A major Canadian shopping centre owner wants to combine shopping with shelter as it aims to add residential developments to its malls.
Quebec City-based Cominar has been negotiating with municipalities for zoning permission to build homes around its shopping hubs, a company official told CoStar News.
Cominar is a former real estate investment trust that became a slimmed-down privately held company in late 2021 after being bought by a group led by Canderel.
Cominar retained some Quebec retail properties, including such malls as Rockland Shopping Centre, Alexis Nihon Plaza and Central Station in Montreal, Centropolis and Centre Laval in Laval, as well as the Champlain Mall in the Montreal suburb of Brossard and the Galeries de Hull in Gatineau.
“The mid-to-long-term plan would be to densify these assets while keeping the existing retail properties,” said Enzo Cocquerel, Cominar’s senior corporate finance adviser, in an interview. “This is the process we have been involved in over the last two years and it’s going to continue going forward. We’re working with cities to get zoning and to get the ability to build residential.”
Cocquerel declined to offer a timeline for the advancement of the initiative but he noted that all of Cominar's retail properties have development potential.
Some of Cominar’s properties appear to have more space to grow than others. Alexis Nihon Plaza already contains 900 apartments units above its 400,000-square-foot shopping complex, whereas the Centropolis in Laval, a sprawling 550,000-square-foot retail space, has far more area to accommodate new homes.
The effort might not be easy to accomplish, as a pair of other attempts to add housing to Quebec shopping centres were rejected by their local municipalities. The Town of Mount Royal blocked Carbonleo’s proposal to add housing to its upcoming Royalmount Mall, while Pointe Claire did the same to Cadillac Fairview's plan to add homes to its Fairview Pointe Claire shopping centre.
Major Property Deal
Cominar has kept a low profile since a group purchased its properties in one of the largest real estate deals in Canadian history.
The purchasers included Canderel, Artis REIT, Sandpiper Group, Koch Real Estate Investments, with Mach Group acquiring some office and retail properties and Blackstone buying the industrial portfolio.
As part of the deal, Cominar’s trustees were replaced by Alex Avery, Renzo Barazzuol, Navdeep Gill, Stephen Loukas, Samir Manji, Brett Miller, Ben Rodney, Ryan Ross and Jonathan Wener.
Cominar maintained a number of properties after the sale and its portfolio now comprises 22 properties, according to its website.

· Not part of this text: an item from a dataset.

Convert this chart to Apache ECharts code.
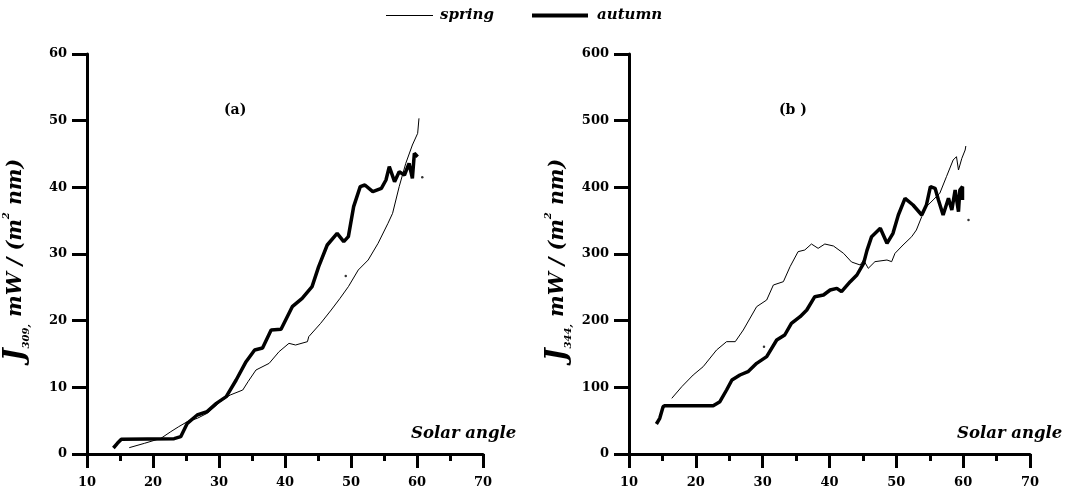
<!DOCTYPE html>
<html>
<head>
<meta charset="utf-8">
<script src="https://cdn.jsdelivr.net/npm/echarts@6/dist/echarts.min.js"></script>
<style>
  html, body { margin: 0; padding: 0; background: #fff; }
  #chart { width: 1068px; height: 496px; }
</style>
</head>
<body>
<div id="chart"></div>
<script>
// Panel (a): J309 irradiance vs solar angle
const springAX = [16.4, 18.7, 21.2, 22.7, 23.9, 25.2, 26.7, 28.2, 30.2, 31.7, 33.6, 34.4, 35.6, 37.6, 39.1, 40.6, 41.6, 43.4, 43.6, 45.4, 47.0, 48.3, 49.6, 51.1, 52.6, 54.1, 55.6, 56.3, 57.3, 58.3, 59.3, 60.1, 60.3];
const springAY = [0.95, 1.6, 2.35, 3.35, 4.1, 4.85, 5.35, 6.1, 7.85, 8.85, 9.6, 10.85, 12.6, 13.6, 15.35, 16.6, 16.35, 16.85, 17.6, 19.6, 21.6, 23.3, 25.1, 27.6, 29.1, 31.6, 34.6, 36.1, 40.1, 43.6, 46.35, 48.1, 50.35];
const autumnAX = [14.0, 14.2, 14.6, 15.2, 15.5, 23.2, 24.2, 25.2, 26.7, 28.2, 29.6, 31.1, 32.6, 34.1, 35.4, 36.6, 37.9, 39.4, 41.1, 42.6, 44.1, 45.1, 46.4, 47.9, 48.9, 49.6, 50.4, 51.4, 52.1, 53.3, 54.6, 55.3, 55.8, 56.6, 57.3, 58.1, 58.8, 59.3, 59.6, 60.1];
const autumnAY = [0.9, 1.1, 1.6, 2.2, 2.3, 2.3, 2.6, 4.6, 5.85, 6.35, 7.6, 8.6, 11.1, 13.85, 15.6, 15.9, 18.6, 18.7, 22.1, 23.35, 25.1, 28.1, 31.35, 33.1, 31.85, 32.6, 37.1, 40.1, 40.35, 39.35, 39.85, 41.1, 43.1, 40.85, 42.35, 41.85, 43.6, 41.35, 45.1, 44.6];
const strayAX = [60.8, 49.2];
const strayAY = [41.5, 26.7];

// Panel (b): J344 irradiance vs solar angle
const springBX = [16.4, 17.9, 19.6, 21.1, 23.1, 24.6, 25.9, 27.1, 29.1, 30.6, 31.6, 33.1, 34.1, 35.3, 36.3, 37.3, 38.3, 39.3, 40.6, 42.1, 43.3, 44.6, 45.1, 45.8, 46.8, 48.6, 49.3, 49.8, 51.0, 52.3, 53.0, 53.8, 54.5, 55.5, 56.5, 57.5, 58.5, 59.0, 59.3, 59.8, 60.3, 60.4];
const springBY = [83.5, 101, 118.5, 131, 156, 168.5, 168.5, 186, 221, 231, 253.5, 258.5, 281, 303.5, 306, 315, 308.5, 315, 312, 301, 288, 283.5, 291, 278.5, 288.5, 291, 288.5, 301, 313.5, 326, 336, 356, 371, 381, 391, 416, 441, 446, 426, 443.5, 456, 462];
const autumnBX = [14.1, 14.6, 15.1, 15.4, 22.6, 23.6, 24.6, 25.4, 26.6, 27.8, 29.1, 30.6, 32.1, 33.3, 34.3, 35.6, 36.6, 37.8, 39.1, 40.1, 41.1, 41.8, 43.1, 44.1, 45.1, 45.6, 46.3, 47.6, 48.6, 49.5, 50.3, 51.3, 52.5, 53.8, 54.5, 55.1, 55.8, 56.3, 57.0, 57.8, 58.3, 58.8, 59.3, 59.5, 59.9, 59.9];
const autumnBY = [45, 53.5, 71, 72.5, 72.5, 78.5, 96, 111, 118.5, 123.5, 136, 146, 171, 178.5, 196, 206, 216, 236, 238.5, 246, 248.5, 243.5, 258.5, 268.5, 286, 305, 326, 338.5, 316, 331, 358.5, 383.5, 373.5, 358.5, 373.5, 401, 398.5, 381, 358.5, 383.5, 366, 396, 363.5, 396, 401, 381];
const strayBX = [60.8, 30.2];
const strayBY = [351, 161];

const xTicks = { min: 10, max: 70, interval: 10 };
const yTicksA = { min: 0, max: 60, interval: 10 };
const yTicksB = { min: 0, max: 600, interval: 100 };

const zip = (xs, ys) => xs.map((x, i) => [x, ys[i]]);

const SERIF = 'DejaVu Serif';
const BLACK = '#000';

function xAxisCfg(gridIndex) {
  return {
    type: 'value', gridIndex,
    min: xTicks.min, max: xTicks.max, interval: xTicks.interval,
    axisLine: { show: true, lineStyle: { color: BLACK, width: 3 } },
    axisTick: { show: true, length: 14, lineStyle: { color: BLACK, width: 3 } },
    minorTick: { show: true, splitNumber: 2, length: 7, lineStyle: { color: BLACK, width: 3 } },
    splitLine: { show: false },
    axisLabel: { color: BLACK, fontFamily: SERIF, fontWeight: 'bold', fontSize: 13, margin: 22 }
  };
}

function yAxisCfg(gridIndex, ticks, sub) {
  const base = { fontFamily: SERIF, fontStyle: 'italic', fontWeight: 'bold', color: BLACK, lineHeight: 30 };
  return {
    type: 'value', gridIndex,
    min: ticks.min, max: ticks.max, interval: ticks.interval,
    axisLine: { show: true, lineStyle: { color: BLACK, width: 3 } },
    axisTick: { show: true, length: 15, lineStyle: { color: BLACK, width: 3 } },
    splitLine: { show: false },
    axisLabel: { color: BLACK, fontFamily: SERIF, fontWeight: 'bold', fontSize: 13, margin: 20 },
    name: '{J|J}{s|' + sub + ',}{t| mW / (m}{p|2}{t| nm)}',
    nameLocation: 'middle',
    nameRotate: 90,
    nameGap: 56,
    nameTextStyle: {
      padding: [0, 12, 0, 0],
      rich: {
        J: Object.assign({ fontSize: 27 }, base),
        s: Object.assign({ fontSize: 10, verticalAlign: 'bottom' }, base),
        t: Object.assign({ fontSize: 20.5 }, base),
        p: Object.assign({ fontSize: 10, verticalAlign: 'top' }, base)
      }
    }
  };
}

function lineSeries(name, idx, pts, width) {
  return {
    name, type: 'line', xAxisIndex: idx, yAxisIndex: idx,
    data: pts, symbol: 'none', showSymbol: false, smooth: false, animation: false,
    lineStyle: { color: BLACK, width },
    itemStyle: { color: BLACK }
  };
}

function strayDots(idx, pts) {
  return {
    type: 'scatter', xAxisIndex: idx, yAxisIndex: idx,
    data: pts, symbolSize: 2.5, animation: false,
    itemStyle: { color: BLACK }, silent: true
  };
}

const chart = echarts.init(document.getElementById('chart'), null, { renderer: 'canvas' });

const italicLabel = { fontFamily: SERIF, fontStyle: 'italic', fontWeight: 'bold', fontSize: 16.5, fill: BLACK };
const panelLabel = { fontFamily: SERIF, fontWeight: 'bold', fontSize: 14, fill: BLACK };
const legendText = { fontFamily: SERIF, fontStyle: 'italic', fontWeight: 'bold', fontSize: 15, color: BLACK, padding: [0, 0, 0, 2] };

chart.setOption({
  backgroundColor: '#fff',
  animation: false,
  legend: [
    {
      data: [{ name: 'spring', icon: 'rect' }],
      left: 381, top: 3,
      itemWidth: 47, itemHeight: 1.2,
      textStyle: legendText,
      selectedMode: false
    },
    {
      data: [{ name: 'autumn', icon: 'rect' }],
      left: 527, top: 3,
      itemWidth: 56, itemHeight: 4,
      textStyle: Object.assign({}, legendText, { padding: [0, 0, 0, 4] }),
      selectedMode: false
    }
  ],
  grid: [
    { left: 82, top: 54, width: 401, height: 400 },
    { left: 629, top: 54, width: 401, height: 400 }
  ],
  xAxis: [xAxisCfg(0), xAxisCfg(1)],
  yAxis: [yAxisCfg(0, yTicksA, '309'), yAxisCfg(1, yTicksB, '344')],
  series: [
    lineSeries('spring', 0, zip(springAX, springAY), 1),
    lineSeries('autumn', 0, zip(autumnAX, autumnAY), 3.5),
    strayDots(0, zip(strayAX, strayAY)),
    lineSeries('spring', 1, zip(springBX, springBY), 1),
    lineSeries('autumn', 1, zip(autumnBX, autumnBY), 3.5),
    strayDots(1, zip(strayBX, strayBY))
  ],
  graphic: [
    { type: 'text', left: 224, top: 103, style: Object.assign({ text: '(a)' }, panelLabel) },
    { type: 'text', left: 779, top: 103, style: Object.assign({ text: '(b )' }, panelLabel) },
    { type: 'text', left: 411, top: 425, style: Object.assign({ text: 'Solar angle' }, italicLabel) },
    { type: 'text', left: 957, top: 425, style: Object.assign({ text: 'Solar angle' }, italicLabel) }
  ]
});
</script>
</body>
</html>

Cominar's recent transactions include the sale of a 105,000-square-foot office property at 3175 des Quatre Bourgeois in Quebec City that sold for $12 million. The building is located in the west end Ste. Foy district of Quebec City near the Duplessis HIghway, a major thoroughfare.
Sandra Lécuyer, chief culture and brand officer for Cominar, told CoStar News in an interview that its recent public update was partially designed to remind people that Cominar remains a force on the Canadian real estate scene after the buyout.
“People thought Cominar didn't exist anymore, so that is stating that we’re alive and well and have projects forthcoming,” Lécuyer said.